▶ _Supplied information_:
• • • • •
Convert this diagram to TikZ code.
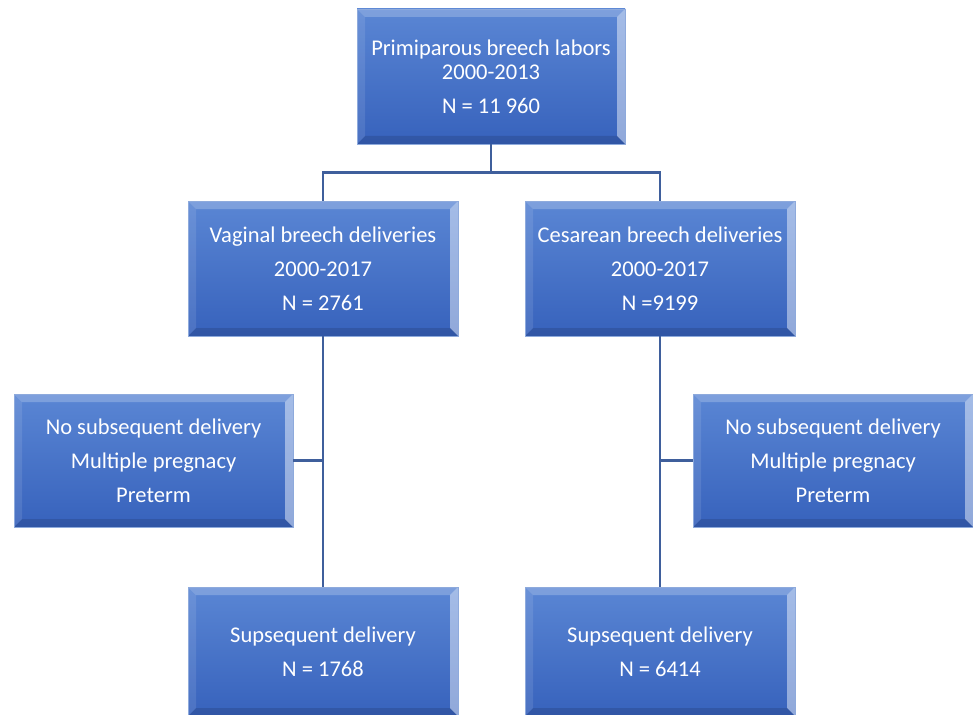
\documentclass[tikz,border=0pt]{standalone}
\usepackage{fontspec}
\setmainfont{Carlito}
\definecolor{boxblue}{HTML}{4472C4}
\definecolor{boxtop}{HTML}{5A86D4}
\definecolor{boxbot}{HTML}{3762BC}
\definecolor{edgeblue}{HTML}{8EAADC}
\definecolor{lineblue}{HTML}{3F5F9C}
\tikzset{
  flowbox/.style={draw=edgeblue, line width=0.6pt, top color=boxtop, bottom color=boxbot,
    text=white, align=center, inner sep=0pt, minimum width=270pt, minimum height=135pt,
    font=\fontsize{22.5}{34}\selectfont,
    path picture={
      \fill[white,opacity=0.22] (path picture bounding box.north west) -- (path picture bounding box.north east)
        -- ([shift={(-8pt,-8pt)}]path picture bounding box.north east) -- ([shift={(8pt,-8pt)}]path picture bounding box.north west) -- cycle;
      \fill[white,opacity=0.45] (path picture bounding box.north east) -- (path picture bounding box.south east)
        -- ([shift={(-8pt,8pt)}]path picture bounding box.south east) -- ([shift={(-8pt,-8pt)}]path picture bounding box.north east) -- cycle;
      \fill[black,opacity=0.12] (path picture bounding box.south west) -- (path picture bounding box.south east)
        -- ([shift={(-8pt,8pt)}]path picture bounding box.south east) -- ([shift={(8pt,8pt)}]path picture bounding box.south west) -- cycle;
      \fill[white,opacity=0.10] (path picture bounding box.north west) -- (path picture bounding box.south west)
        -- ([shift={(8pt,8pt)}]path picture bounding box.south west) -- ([shift={(8pt,-8pt)}]path picture bounding box.north west) -- cycle;
    }},
  conn/.style={draw=lineblue, line width=2.4pt}
}
\begin{document}
\begin{tikzpicture}[x=1pt, y=-1pt]
\useasboundingbox[fill=white] (0,0) rectangle (973,714);
\node[flowbox, minimum width=268pt] (labors) at (491,76.5) {Primiparous breech labors\\[-10pt]2000-2013\\N = 11 960};
\node[flowbox] (vaginal) at (323,268.5) {Vaginal breech deliveries\\2000-2017\\N = 2761};
\node[flowbox] (cesarean) at (660,268.5) {Cesarean breech deliveries\\2000-2017\\N =9199};
\node[flowbox, minimum width=279pt, minimum height=133pt] (exclvag) at (153.5,460.5) {No subsequent delivery\\Multiple pregnacy\\Preterm};
\node[flowbox, minimum width=280pt, minimum height=133pt] (exclces) at (833,460.5) {No subsequent delivery\\Multiple pregnacy\\Preterm};
\node[flowbox, minimum height=129pt] (subvag) at (323,651.5) {Supsequent delivery\\N = 1768};
\node[flowbox, minimum height=129pt] (subces) at (660,651.5) {Supsequent delivery\\N = 6414};
\draw[conn] (labors.south) -- ++(0,28) coordinate (split);
\draw[conn] (vaginal.north) |- (split) -| (cesarean.north);
\draw[conn] (vaginal.south) -- (subvag.north);
\draw[conn] (cesarean.south) -- (subces.north);
\draw[conn] (exclvag.east) -- (exclvag.east -| vaginal.south);
\draw[conn] (exclces.west) -- (exclces.west -| cesarean.south);
\end{tikzpicture}
\end{document}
• • • • •
▶ _Instructions for the task_:
Return the material exactly as given, apart from the pictures.

▶ _Expected answer_:
Convert this diagram to TikZ code.
\documentclass[tikz,border=0pt]{standalone}
\usepackage{fontspec}
\setmainfont{Carlito}
\definecolor{boxblue}{HTML}{4472C4}
\definecolor{boxtop}{HTML}{5A86D4}
\definecolor{boxbot}{HTML}{3762BC}
\definecolor{edgeblue}{HTML}{8EAADC}
\definecolor{lineblue}{HTML}{3F5F9C}
\tikzset{
  flowbox/.style={draw=edgeblue, line width=0.6pt, top color=boxtop, bottom color=boxbot,
    text=white, align=center, inner sep=0pt, minimum width=270pt, minimum height=135pt,
    font=\fontsize{22.5}{34}\selectfont,
    path picture={
      \fill[white,opacity=0.22] (path picture bounding box.north west) -- (path picture bounding box.north east)
        -- ([shift={(-8pt,-8pt)}]path picture bounding box.north east) -- ([shift={(8pt,-8pt)}]path picture bounding box.north west) -- cycle;
      \fill[white,opacity=0.45] (path picture bounding box.north east) -- (path picture bounding box.south east)
        -- ([shift={(-8pt,8pt)}]path picture bounding box.south east) -- ([shift={(-8pt,-8pt)}]path picture bounding box.north east) -- cycle;
      \fill[black,opacity=0.12] (path picture bounding box.south west) -- (path picture bounding box.south east)
        -- ([shift={(-8pt,8pt)}]path picture bounding box.south east) -- ([shift={(8pt,8pt)}]path picture bounding box.south west) -- cycle;
      \fill[white,opacity=0.10] (path picture bounding box.north west) -- (path picture bounding box.south west)
        -- ([shift={(8pt,8pt)}]path picture bounding box.south west) -- ([shift={(8pt,-8pt)}]path picture bounding box.north west) -- cycle;
    }},
  conn/.style={draw=lineblue, line width=2.4pt}
}
\begin{document}
\begin{tikzpicture}[x=1pt, y=-1pt]
\useasboundingbox[fill=white] (0,0) rectangle (973,714);
\node[flowbox, minimum width=268pt] (labors) at (491,76.5) {Primiparous breech labors\\[-10pt]2000-2013\\N = 11 960};
\node[flowbox] (vaginal) at (323,268.5) {Vaginal breech deliveries\\2000-2017\\N = 2761};
\node[flowbox] (cesarean) at (660,268.5) {Cesarean breech deliveries\\2000-2017\\N =9199};
\node[flowbox, minimum width=279pt, minimum height=133pt] (exclvag) at (153.5,460.5) {No subsequent delivery\\Multiple pregnacy\\Preterm};
\node[flowbox, minimum width=280pt, minimum height=133pt] (exclces) at (833,460.5) {No subsequent delivery\\Multiple pregnacy\\Preterm};
\node[flowbox, minimum height=129pt] (subvag) at (323,651.5) {Supsequent delivery\\N = 1768};
\node[flowbox, minimum height=129pt] (subces) at (660,651.5) {Supsequent delivery\\N = 6414};
\draw[conn] (labors.south) -- ++(0,28) coordinate (split);
\draw[conn] (vaginal.north) |- (split) -| (cesarean.north);
\draw[conn] (vaginal.south) -- (subvag.north);
\draw[conn] (cesarean.south) -- (subces.north);
\draw[conn] (exclvag.east) -- (exclvag.east -| vaginal.south);
\draw[conn] (exclces.west) -- (exclces.west -| cesarean.south);
\end{tikzpicture}
\end{document}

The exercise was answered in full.